#### Collected material ####

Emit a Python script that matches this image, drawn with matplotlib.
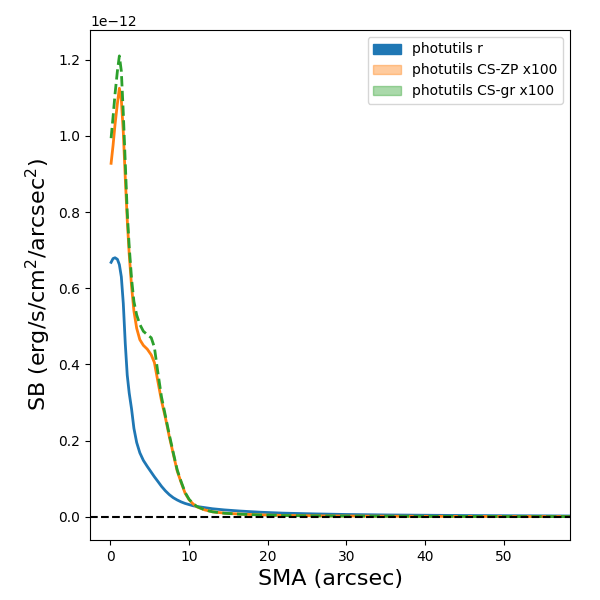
import numpy as np
import matplotlib
matplotlib.use("Agg")
import matplotlib.pyplot as plt
import matplotlib.patches as mpatches

sma = [0.1, 0.35, 0.6, 0.9, 1.15, 1.4, 1.65, 1.9, 2.15, 2.4, 2.7, 3.0, 3.35, 3.75,
       4.2, 4.7, 5.2, 5.6, 6.0, 6.5, 7.0, 7.5, 8.0, 8.5, 9.0, 9.5, 10.0, 10.5, 11.0,
       12.0, 13.0, 14.5, 16.5, 19, 22, 26, 30, 35, 40, 45, 50, 55, 59]

sb_r = [0.668, 0.678, 0.680, 0.676, 0.662, 0.63, 0.56, 0.455, 0.372, 0.325, 0.283,
        0.232, 0.195, 0.168, 0.148, 0.132, 0.117, 0.105, 0.094, 0.080, 0.068, 0.058,
        0.050, 0.044, 0.039, 0.035, 0.032, 0.029, 0.027, 0.024, 0.021, 0.018, 0.015,
        0.012, 0.0095, 0.0075, 0.006, 0.0048, 0.004, 0.0033, 0.0028, 0.0024, 0.002]

sb_zp = [0.928, 0.975, 1.03, 1.085, 1.125, 1.095, 1.01, 0.89, 0.78, 0.69, 0.605,
         0.54, 0.495, 0.465, 0.45, 0.44, 0.425, 0.405, 0.36, 0.305, 0.26, 0.21,
         0.165, 0.12, 0.09, 0.062, 0.045, 0.034, 0.026, 0.018, 0.013, 0.0095, 0.007,
         0.005, 0.0035, 0.0025, 0.002, 0.0015, 0.0012, 0.001, 0.0008, 0.0007, 0.0006]

sb_gr = [0.994, 1.05, 1.11, 1.17, 1.21, 1.17, 1.06, 0.93, 0.80, 0.71, 0.625,
         0.565, 0.53, 0.505, 0.487, 0.478, 0.47, 0.445, 0.385, 0.315, 0.265, 0.215,
         0.168, 0.123, 0.092, 0.064, 0.046, 0.035, 0.027, 0.018, 0.013, 0.0093, 0.0068,
         0.0048, 0.0033, 0.0023, 0.0018, 0.0014, 0.0011, 0.0009, 0.0007, 0.0006, 0.0005]

scale = 1e-12
x = np.array(sma)
yr = np.array(sb_r) * scale
yzp = np.array(sb_zp) * scale
ygr = np.array(sb_gr) * scale

fig = plt.figure(figsize=(6, 6), dpi=100)
ax = fig.add_axes([0.15, 0.10, 0.80, 0.85])

ax.plot(x, yr, color="C0", lw=2)
ax.plot(x, yzp, color="C1", lw=2)
ax.plot(x, ygr, color="C2", lw=2, ls="--")
ax.axhline(0, color="black", ls="--", lw=1.5)

ax.set_xlim(-2.58, 58.4)
ax.set_ylim(-0.061e-12, 1.278e-12)
ax.set_xlabel("SMA (arcsec)", fontsize=16)
ax.set_ylabel("SB (erg/s/cm$^2$/arcsec$^2$)", fontsize=16)

handles = [mpatches.Patch(color="C0", label="photutils r"),
           mpatches.Patch(color="C1", alpha=0.4, label="photutils CS-ZP x100"),
           mpatches.Patch(color="C2", alpha=0.4, label="photutils CS-gr x100")]
ax.legend(handles=handles, loc="upper right")

fig.savefig("out.png", dpi=100)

####

Repeat the listing in full and exactly. Do not include any images.

Emit a Python script that matches this image, drawn with matplotlib.
import numpy as np
import matplotlib
matplotlib.use("Agg")
import matplotlib.pyplot as plt
import matplotlib.patches as mpatches

sma = [0.1, 0.35, 0.6, 0.9, 1.15, 1.4, 1.65, 1.9, 2.15, 2.4, 2.7, 3.0, 3.35, 3.75,
       4.2, 4.7, 5.2, 5.6, 6.0, 6.5, 7.0, 7.5, 8.0, 8.5, 9.0, 9.5, 10.0, 10.5, 11.0,
       12.0, 13.0, 14.5, 16.5, 19, 22, 26, 30, 35, 40, 45, 50, 55, 59]

sb_r = [0.668, 0.678, 0.680, 0.676, 0.662, 0.63, 0.56, 0.455, 0.372, 0.325, 0.283,
        0.232, 0.195, 0.168, 0.148, 0.132, 0.117, 0.105, 0.094, 0.080, 0.068, 0.058,
        0.050, 0.044, 0.039, 0.035, 0.032, 0.029, 0.027, 0.024, 0.021, 0.018, 0.015,
        0.012, 0.0095, 0.0075, 0.006, 0.0048, 0.004, 0.0033, 0.0028, 0.0024, 0.002]

sb_zp = [0.928, 0.975, 1.03, 1.085, 1.125, 1.095, 1.01, 0.89, 0.78, 0.69, 0.605,
         0.54, 0.495, 0.465, 0.45, 0.44, 0.425, 0.405, 0.36, 0.305, 0.26, 0.21,
         0.165, 0.12, 0.09, 0.062, 0.045, 0.034, 0.026, 0.018, 0.013, 0.0095, 0.007,
         0.005, 0.0035, 0.0025, 0.002, 0.0015, 0.0012, 0.001, 0.0008, 0.0007, 0.0006]

sb_gr = [0.994, 1.05, 1.11, 1.17, 1.21, 1.17, 1.06, 0.93, 0.80, 0.71, 0.625,
         0.565, 0.53, 0.505, 0.487, 0.478, 0.47, 0.445, 0.385, 0.315, 0.265, 0.215,
         0.168, 0.123, 0.092, 0.064, 0.046, 0.035, 0.027, 0.018, 0.013, 0.0093, 0.0068,
         0.0048, 0.0033, 0.0023, 0.0018, 0.0014, 0.0011, 0.0009, 0.0007, 0.0006, 0.0005]

scale = 1e-12
x = np.array(sma)
yr = np.array(sb_r) * scale
yzp = np.array(sb_zp) * scale
ygr = np.array(sb_gr) * scale

fig = plt.figure(figsize=(6, 6), dpi=100)
ax = fig.add_axes([0.15, 0.10, 0.80, 0.85])

ax.plot(x, yr, color="C0", lw=2)
ax.plot(x, yzp, color="C1", lw=2)
ax.plot(x, ygr, color="C2", lw=2, ls="--")
ax.axhline(0, color="black", ls="--", lw=1.5)

ax.set_xlim(-2.58, 58.4)
ax.set_ylim(-0.061e-12, 1.278e-12)
ax.set_xlabel("SMA (arcsec)", fontsize=16)
ax.set_ylabel("SB (erg/s/cm$^2$/arcsec$^2$)", fontsize=16)

handles = [mpatches.Patch(color="C0", label="photutils r"),
           mpatches.Patch(color="C1", alpha=0.4, label="photutils CS-ZP x100"),
           mpatches.Patch(color="C2", alpha=0.4, label="photutils CS-gr x100")]
ax.legend(handles=handles, loc="upper right")

fig.savefig("out.png", dpi=100)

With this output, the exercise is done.